Deathloop ist ganz anders, als ich es mir vorher vorgestellt habe. Keine Ahnung, ob ich einfach zu blöd war oder die Marketing-Abteilung von Bethesda versagt hat, aber Deathloop ist eben nicht das frustige Roguelike-Grind-Fest, das ich erwartet habe, sondern lässt sich wunderbar von A bis Z im Singleplayer durchspielen. Was die Arkane Studios hier gemacht haben, ist im Grunde nichts anderes, als das Spielprinzip von Mooncrash zu nehmen und es in einer mehr oder weniger linearen Singleplay-Story zu verpacken, die den Spieler an die Hand nimmt, anstatt ihn im Regen stehen zu lassen.
Der grundsätzliche Aufbau beider Spiele ist sehr ähnlich: Es gibt auf der Insel vier große und offene Bereiche. Zudem hat der Tag auf Blackreef vier Abschnitte (Morgen, Mittag, Nachmittag und Abend). In jedem Inselbereich passieren je nach Tageszeit unterschiedliche Dinge und auch die acht potenziellen Opfer halten sich immer woanders auf. Ich will hier gar nicht zu sehr auf einzelne Mechaniken eingehen, aber Colt hat trotz des Loops die Möglichkeit, einzelne Dinge bleibend zu verändern und damit Weichen zu stellen, um das finale Ziel, alle acht Visionäre an nur einem Tag zu erledigen, zu erreichen. Und anders als in Mooncrash, muss man nicht alles selbst herausfinden und planen, sondern wird vom Spiel recht komfortabel in Form von Missionsbäumen angeleitet. Selbstverständlich erfordert das Weichenstellen ebenfalls diverse Loop-Durchläufe und das Spiel ist (in meinem Fall mit über 30 Stunden) sicherlich nicht besonders kurz, aber Deathloop umschifft durch sein „Händchenhalten“ den für Roguelikes typischen Grind und Frust.
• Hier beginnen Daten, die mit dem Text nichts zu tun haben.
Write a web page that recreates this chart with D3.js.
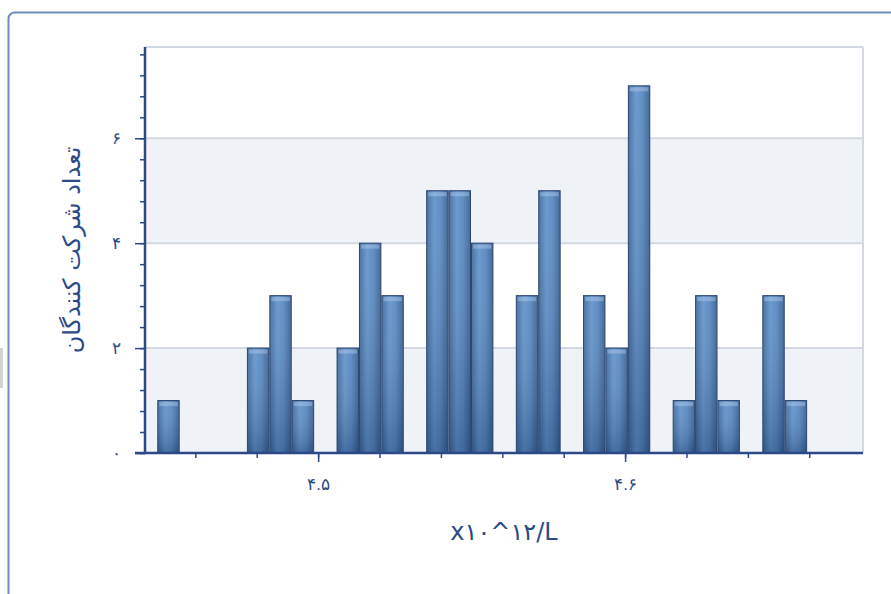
<!DOCTYPE html>
<html>
<head>
<meta charset="utf-8">
<script src="https://cdn.jsdelivr.net/npm/d3@7"></script>
<style>
  body { margin: 0; background: #fff; }
  svg { display: block; font-family: "DejaVu Sans", sans-serif; }
</style>
</head>
<body>
<svg id="chart" width="891" height="594"></svg>
<script>
// histogram counts, one per bin (bins are adjacent)
var counts = [1, 0, 0, 0, 2, 3, 1, 0, 2, 4, 3, 0, 5, 5, 4, 0, 3, 5, 0, 3, 2, 7, 0, 1, 3, 1, 0, 3, 1];
var binStart = 4.4476;
var binWidth = 0.0073;
var xDomain = [4.4436, 4.6775];
var yDomain = [0, 7.74];
var xMajorTicks = [4.5, 4.6];
var xMajorLabels = ["۴.۵", "۴.۶"];
var yMajorTicks = [0, 2, 4, 6];
var yMajorLabels = ["۰", "۲", "۴", "۶"];
var yTitle = "تعداد شرکت کنندگان";
var xTitle = "x۱۰^۱۲/L";

var axisColor = "#2c4a87";
var plotLeft = 145, plotRight = 863, plotTop = 47, plotBottom = 453;

var bins = counts.map(function(c, i) {
	return {x0: binStart + i * binWidth, x1: binStart + (i + 1) * binWidth, count: c};
});

var svg = d3.select("#chart");

var x = d3.scaleLinear().domain(xDomain).range([plotLeft, plotRight]);
var y = d3.scaleLinear().domain(yDomain).range([plotBottom, plotTop]);

// defs: bar gradients
var defs = svg.append("defs");
var grad = defs.append("linearGradient").attr("id", "barGrad")
	.attr("x1", "0").attr("x2", "1").attr("y1", "0").attr("y2", "0");
grad.append("stop").attr("offset", "0%").attr("stop-color", "#3c6699");
grad.append("stop").attr("offset", "35%").attr("stop-color", "#5f92cb");
grad.append("stop").attr("offset", "65%").attr("stop-color", "#5485c0");
grad.append("stop").attr("offset", "100%").attr("stop-color", "#365d8e");
var shade = defs.append("linearGradient").attr("id", "barShade")
	.attr("x1", "0").attr("x2", "0").attr("y1", "0").attr("y2", "1");
shade.append("stop").attr("offset", "0%").attr("stop-color", "#ffffff").attr("stop-opacity", 0.08);
shade.append("stop").attr("offset", "100%").attr("stop-color", "#10254a").attr("stop-opacity", 0.3);

// outer frame
svg.append("rect").attr("x", 0).attr("y", 348).attr("width", 3).attr("height", 40).attr("fill", "#d4d4d4");
svg.append("rect")
	.attr("x", 8.5).attr("y", 12.5).attr("width", 900).attr("height", 600)
	.attr("rx", 6)
	.attr("fill", "#fff")
	.attr("stroke", "#6d8cbd").attr("stroke-width", 2);

// alternating bands
var bands = [[0, 2], [4, 6]];
svg.selectAll(".band").data(bands).enter().append("rect")
	.attr("class", "band")
	.attr("x", plotLeft).attr("width", plotRight - plotLeft)
	.attr("y", function(d) { return y(d[1]); })
	.attr("height", function(d) { return y(d[0]) - y(d[1]); })
	.attr("fill", "#eff2f7");

// gridlines
svg.selectAll(".grid").data([2, 4, 6]).enter().append("line")
	.attr("class", "grid")
	.attr("x1", plotLeft).attr("x2", plotRight)
	.attr("y1", function(d) { return y(d); }).attr("y2", function(d) { return y(d); })
	.attr("stroke", "#d3d9e3").attr("stroke-width", 2);

// plot border top/right
svg.append("line").attr("x1", plotLeft).attr("x2", plotRight).attr("y1", plotTop).attr("y2", plotTop)
	.attr("stroke", "#d3d9e3").attr("stroke-width", 2);
svg.append("line").attr("x1", plotRight).attr("x2", plotRight).attr("y1", plotTop).attr("y2", plotBottom)
	.attr("stroke", "#d3d9e3").attr("stroke-width", 2);

// bars
var bars = svg.selectAll(".bar").data(bins.filter(function(b) { return b.count > 0; })).enter();
bars.append("rect")
	.attr("class", "bar")
	.attr("x", function(d) { return x(d.x0) + 0.5; })
	.attr("width", function(d) { return x(d.x1) - x(d.x0) - 1; })
	.attr("y", function(d) { return y(d.count); })
	.attr("height", function(d) { return y(0) - y(d.count); })
	.attr("fill", "url(#barGrad)");
bars.append("rect")
	.attr("x", function(d) { return x(d.x0) + 0.5; })
	.attr("width", function(d) { return x(d.x1) - x(d.x0) - 1; })
	.attr("y", function(d) { return y(d.count); })
	.attr("height", function(d) { return y(0) - y(d.count); })
	.attr("fill", "url(#barShade)")
	.attr("stroke", "#2d4770").attr("stroke-width", 1);
// top highlight
bars.append("rect")
	.attr("x", function(d) { return x(d.x0) + 2; })
	.attr("width", function(d) { return x(d.x1) - x(d.x0) - 4; })
	.attr("y", function(d) { return y(d.count) + 1.5; })
	.attr("height", 4)
	.attr("fill", "#b4cdec").attr("opacity", 0.45);

// y axis
var yMinor = d3.range(0, 7.7, 0.4);
svg.append("g")
	.attr("transform", "translate(" + plotLeft + ",0)")
	.call(d3.axisLeft(y).tickValues(yMinor).tickSize(5).tickFormat(""))
	.call(function(g) {
		g.select(".domain").remove();
		g.selectAll("line").attr("stroke", axisColor).attr("stroke-width", 1.5);
	});
svg.append("g")
	.attr("transform", "translate(" + plotLeft + ",0)")
	.call(d3.axisLeft(y).tickValues(yMajorTicks).tickSize(10).tickPadding(14)
		.tickFormat(function(d, i) { return yMajorLabels[i]; }))
	.call(function(g) {
		g.select(".domain").remove();
		g.selectAll("line").attr("stroke", axisColor).attr("stroke-width", 1.5);
		g.selectAll("text").attr("fill", axisColor).style("font-size", "17px");
	});
svg.append("line").attr("x1", plotLeft).attr("x2", plotLeft).attr("y1", plotTop).attr("y2", plotBottom + 1)
	.attr("stroke", axisColor).attr("stroke-width", 2.5);

// x axis
var xMinor = d3.range(4.44, 4.68, 0.02).filter(function(v) { return v >= xDomain[0]; });
svg.append("g")
	.attr("transform", "translate(0," + plotBottom + ")")
	.call(d3.axisBottom(x).tickValues(xMinor).tickSize(5).tickFormat(""))
	.call(function(g) {
		g.select(".domain").remove();
		g.selectAll("line").attr("stroke", axisColor).attr("stroke-width", 1.5);
	});
svg.append("g")
	.attr("transform", "translate(0," + plotBottom + ")")
	.call(d3.axisBottom(x).tickValues(xMajorTicks).tickSize(9).tickPadding(16)
		.tickFormat(function(d, i) { return xMajorLabels[i]; }))
	.call(function(g) {
		g.select(".domain").remove();
		g.selectAll("line").attr("stroke", axisColor).attr("stroke-width", 1.5);
		g.selectAll("text").attr("fill", axisColor).style("font-size", "17px");
	});
svg.append("line").attr("x1", plotLeft - 10).attr("x2", plotRight).attr("y1", plotBottom).attr("y2", plotBottom)
	.attr("stroke", axisColor).attr("stroke-width", 2.5);

// titles
svg.append("text")
	.attr("transform", "translate(80," + ((plotTop + plotBottom) / 2) + ") rotate(-90)")
	.attr("text-anchor", "middle")
	.attr("fill", axisColor)
	.style("font-size", "24px")
	.text(yTitle);
svg.append("text")
	.attr("x", (plotLeft + plotRight) / 2).attr("y", 540)
	.attr("text-anchor", "middle")
	.attr("direction", "ltr")
	.attr("fill", axisColor)
	.style("font-size", "24px")
	.text(xTitle);
</script>
</body>
</html>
So wird beispielsweise das Sterben stark abgemildert, indem man drei Leben pro Tagesabschnitt hat. Verballert man diese trotzdem, ist nicht gleich der ganze Tag verloren, sondern nur der entsprechende Tagesabschnitt. Außerdem gibt es eine Mechanik, mit der man Waffen und Siegel (die geben einem Sonderfähigkeiten und werten auch Waffen auf) persistent machen kann, so dass Colt sie in jedem Durchlauf sofort zur Verfügung hat.
Das kann man jetzt natürlich auch arrogant als „Mooncrash für Doofe“ bezeichnen, aber für Leute wie mich, also Spieler, die einfach nicht die entsprechende Geduld, Zeit und Frustresistenz für so Dinger wie Dark Souls oder Returnal besitzen, ist Deathloop eine absolute Empfehlung! Darüber hinaus ist das Spiel aber nicht nur ein Quasi-Roguelike, das geschickt die typischen Roguelike-Probleme umgeht, um Nicht-Roguelike-Spieler vom vorzeitigen Schmeißen des Handtuchs abzuhalten, sondern bietet einfach auch eine sehr spaßige Spielwelt mit einem unverbrauchten Setting, schrägen Figuren und unterhaltsamen Wortgefechten zwischen Colt und Julianna. Das Ballern, Puzzeln und die Bewegung durch die Spielwelt sind eine gute Mischung aus Arkanes vorherigen Titeln Dishonored und Prey.
Später kann man auch die Rolle von Julianna übernehmen und online in Spielen anderer Spieler versuchen, Colt vom Brechen des Loops abzuhalten. Kein richtiger Multiplayer, wie ihn Bethesdas Werbekampagne fälschlicherweise suggerierte, aber immerhin die bekannte Invasion-Mechanik aus den Souls-Spielen. Wer keinen Bock auf den Besuch echter Spieler als Störenfriede in seinem Singleplayer-Durchlauf hat, kann dies selbstverständlich auch abschalten.
Solltet ihr wie ich aus den falschen Gründen bisher einen Bogen um Deathloop gemacht haben, kann ich hiermit also Entwarnung geben: Es ist kein anstrengendes Timeloop-Roguelike, sondern ein ziemlich spaßiges FPS-Schleich-Puzzle-Spiel in einer bunten, gut designten Welt mit unterhaltsamen Charakteren. Nicht mehr, nicht weniger. Mir hat’s gefallen.